Dataset content:
# # #
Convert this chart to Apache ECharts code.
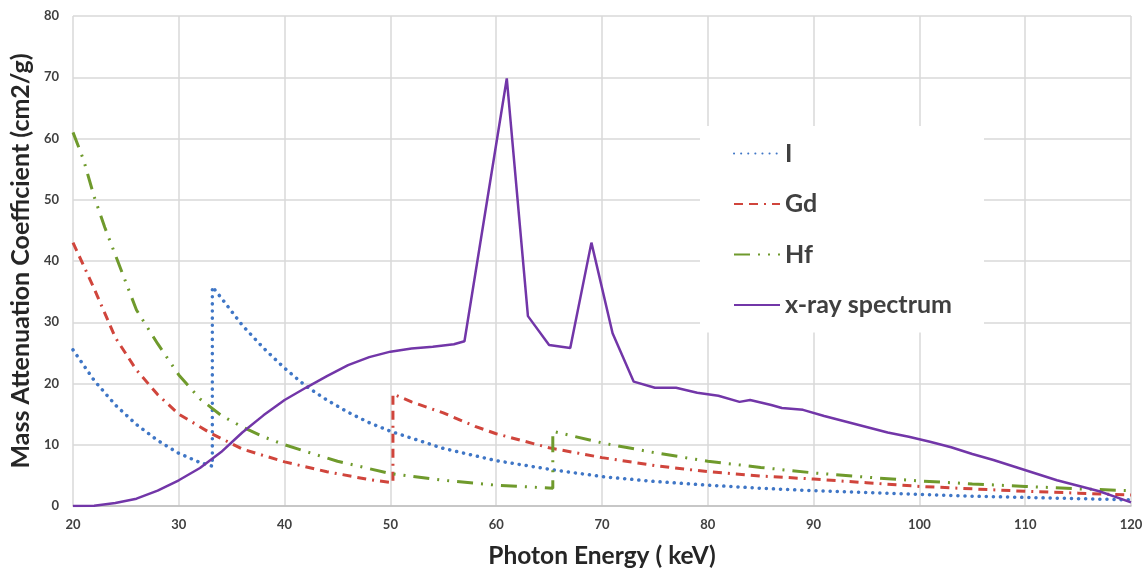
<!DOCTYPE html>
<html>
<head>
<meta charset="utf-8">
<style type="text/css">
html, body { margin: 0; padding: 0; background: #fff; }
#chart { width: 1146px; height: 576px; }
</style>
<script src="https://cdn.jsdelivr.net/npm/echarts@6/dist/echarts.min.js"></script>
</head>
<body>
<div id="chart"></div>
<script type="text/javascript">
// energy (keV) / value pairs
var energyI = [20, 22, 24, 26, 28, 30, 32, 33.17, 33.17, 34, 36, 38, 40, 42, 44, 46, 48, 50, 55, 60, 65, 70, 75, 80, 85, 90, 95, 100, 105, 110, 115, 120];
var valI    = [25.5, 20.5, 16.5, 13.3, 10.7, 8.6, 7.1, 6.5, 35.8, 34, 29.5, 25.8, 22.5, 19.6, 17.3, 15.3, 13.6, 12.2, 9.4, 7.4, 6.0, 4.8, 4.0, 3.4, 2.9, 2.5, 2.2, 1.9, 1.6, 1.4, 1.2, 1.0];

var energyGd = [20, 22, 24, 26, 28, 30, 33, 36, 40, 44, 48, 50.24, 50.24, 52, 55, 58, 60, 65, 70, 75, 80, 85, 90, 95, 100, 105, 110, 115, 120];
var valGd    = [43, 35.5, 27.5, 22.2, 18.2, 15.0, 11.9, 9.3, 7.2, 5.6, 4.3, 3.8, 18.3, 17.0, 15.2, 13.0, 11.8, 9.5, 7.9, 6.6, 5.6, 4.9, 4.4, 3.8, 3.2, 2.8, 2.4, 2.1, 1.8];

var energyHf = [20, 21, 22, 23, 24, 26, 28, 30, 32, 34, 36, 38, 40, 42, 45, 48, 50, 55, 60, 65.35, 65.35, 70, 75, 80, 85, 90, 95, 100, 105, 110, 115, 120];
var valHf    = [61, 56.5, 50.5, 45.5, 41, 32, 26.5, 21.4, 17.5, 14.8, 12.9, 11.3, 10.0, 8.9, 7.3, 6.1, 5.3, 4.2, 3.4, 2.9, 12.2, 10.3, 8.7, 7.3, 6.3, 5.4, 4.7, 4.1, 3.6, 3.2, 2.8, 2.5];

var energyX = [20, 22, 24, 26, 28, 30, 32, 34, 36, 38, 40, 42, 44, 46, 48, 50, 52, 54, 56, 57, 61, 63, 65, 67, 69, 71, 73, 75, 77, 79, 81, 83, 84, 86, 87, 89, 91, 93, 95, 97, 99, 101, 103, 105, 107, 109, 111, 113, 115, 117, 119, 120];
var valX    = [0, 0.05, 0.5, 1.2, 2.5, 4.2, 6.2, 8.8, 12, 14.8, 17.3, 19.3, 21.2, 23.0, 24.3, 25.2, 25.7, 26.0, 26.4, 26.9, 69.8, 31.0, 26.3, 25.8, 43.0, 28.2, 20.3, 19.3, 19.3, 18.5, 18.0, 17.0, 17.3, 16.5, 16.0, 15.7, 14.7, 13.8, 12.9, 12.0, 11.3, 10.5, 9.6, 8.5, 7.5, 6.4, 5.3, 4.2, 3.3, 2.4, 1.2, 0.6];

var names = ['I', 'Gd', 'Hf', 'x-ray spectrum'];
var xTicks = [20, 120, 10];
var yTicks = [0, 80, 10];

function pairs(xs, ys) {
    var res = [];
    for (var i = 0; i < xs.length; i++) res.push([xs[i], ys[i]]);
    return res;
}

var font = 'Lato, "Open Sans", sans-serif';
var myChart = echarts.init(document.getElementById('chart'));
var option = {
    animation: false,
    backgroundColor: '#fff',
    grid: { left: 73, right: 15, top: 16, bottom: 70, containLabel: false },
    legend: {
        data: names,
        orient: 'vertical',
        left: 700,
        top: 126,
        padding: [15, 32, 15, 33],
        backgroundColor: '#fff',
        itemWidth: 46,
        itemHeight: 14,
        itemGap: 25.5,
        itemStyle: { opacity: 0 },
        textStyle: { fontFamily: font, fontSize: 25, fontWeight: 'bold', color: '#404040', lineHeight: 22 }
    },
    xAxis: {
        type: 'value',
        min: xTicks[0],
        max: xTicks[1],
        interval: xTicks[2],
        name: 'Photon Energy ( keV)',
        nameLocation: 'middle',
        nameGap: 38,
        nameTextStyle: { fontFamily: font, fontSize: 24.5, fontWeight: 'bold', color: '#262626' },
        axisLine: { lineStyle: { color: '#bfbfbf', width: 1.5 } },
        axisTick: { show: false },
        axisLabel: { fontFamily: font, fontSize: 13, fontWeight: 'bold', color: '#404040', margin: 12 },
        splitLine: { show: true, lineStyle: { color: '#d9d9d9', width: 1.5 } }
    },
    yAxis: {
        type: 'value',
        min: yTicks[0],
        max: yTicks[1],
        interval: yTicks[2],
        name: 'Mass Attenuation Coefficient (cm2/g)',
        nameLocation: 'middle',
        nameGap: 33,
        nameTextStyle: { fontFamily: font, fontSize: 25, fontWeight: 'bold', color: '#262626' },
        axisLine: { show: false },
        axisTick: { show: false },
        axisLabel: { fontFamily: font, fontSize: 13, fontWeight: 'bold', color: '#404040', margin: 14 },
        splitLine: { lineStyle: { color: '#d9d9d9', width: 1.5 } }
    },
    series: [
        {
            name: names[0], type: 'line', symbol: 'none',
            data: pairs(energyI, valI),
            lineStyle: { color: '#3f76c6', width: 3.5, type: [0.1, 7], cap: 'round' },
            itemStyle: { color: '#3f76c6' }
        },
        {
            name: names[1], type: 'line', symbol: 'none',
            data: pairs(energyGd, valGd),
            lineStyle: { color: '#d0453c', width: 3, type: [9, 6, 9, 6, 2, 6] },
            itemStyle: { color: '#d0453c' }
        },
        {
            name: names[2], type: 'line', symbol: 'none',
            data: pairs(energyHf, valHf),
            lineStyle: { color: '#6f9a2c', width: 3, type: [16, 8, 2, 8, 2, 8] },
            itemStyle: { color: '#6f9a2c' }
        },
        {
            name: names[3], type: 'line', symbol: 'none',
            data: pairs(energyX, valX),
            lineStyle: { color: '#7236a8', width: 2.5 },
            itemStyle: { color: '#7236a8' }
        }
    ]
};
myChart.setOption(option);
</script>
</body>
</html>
# # #
Required task: Reproduce the data above word for word from its first line through the line that holds "2.4, 2.1, 1.8];", both ends included; skip pictures.

Solution to this problem:
Convert this chart to Apache ECharts code.
<!DOCTYPE html>
<html>
<head>
<meta charset="utf-8">
<style type="text/css">
html, body { margin: 0; padding: 0; background: #fff; }
#chart { width: 1146px; height: 576px; }
</style>
<script src="https://cdn.jsdelivr.net/npm/echarts@6/dist/echarts.min.js"></script>
</head>
<body>
<div id="chart"></div>
<script type="text/javascript">
// energy (keV) / value pairs
var energyI = [20, 22, 24, 26, 28, 30, 32, 33.17, 33.17, 34, 36, 38, 40, 42, 44, 46, 48, 50, 55, 60, 65, 70, 75, 80, 85, 90, 95, 100, 105, 110, 115, 120];
var valI    = [25.5, 20.5, 16.5, 13.3, 10.7, 8.6, 7.1, 6.5, 35.8, 34, 29.5, 25.8, 22.5, 19.6, 17.3, 15.3, 13.6, 12.2, 9.4, 7.4, 6.0, 4.8, 4.0, 3.4, 2.9, 2.5, 2.2, 1.9, 1.6, 1.4, 1.2, 1.0];

var energyGd = [20, 22, 24, 26, 28, 30, 33, 36, 40, 44, 48, 50.24, 50.24, 52, 55, 58, 60, 65, 70, 75, 80, 85, 90, 95, 100, 105, 110, 115, 120];
var valGd    = [43, 35.5, 27.5, 22.2, 18.2, 15.0, 11.9, 9.3, 7.2, 5.6, 4.3, 3.8, 18.3, 17.0, 15.2, 13.0, 11.8, 9.5, 7.9, 6.6, 5.6, 4.9, 4.4, 3.8, 3.2, 2.8, 2.4, 2.1, 1.8];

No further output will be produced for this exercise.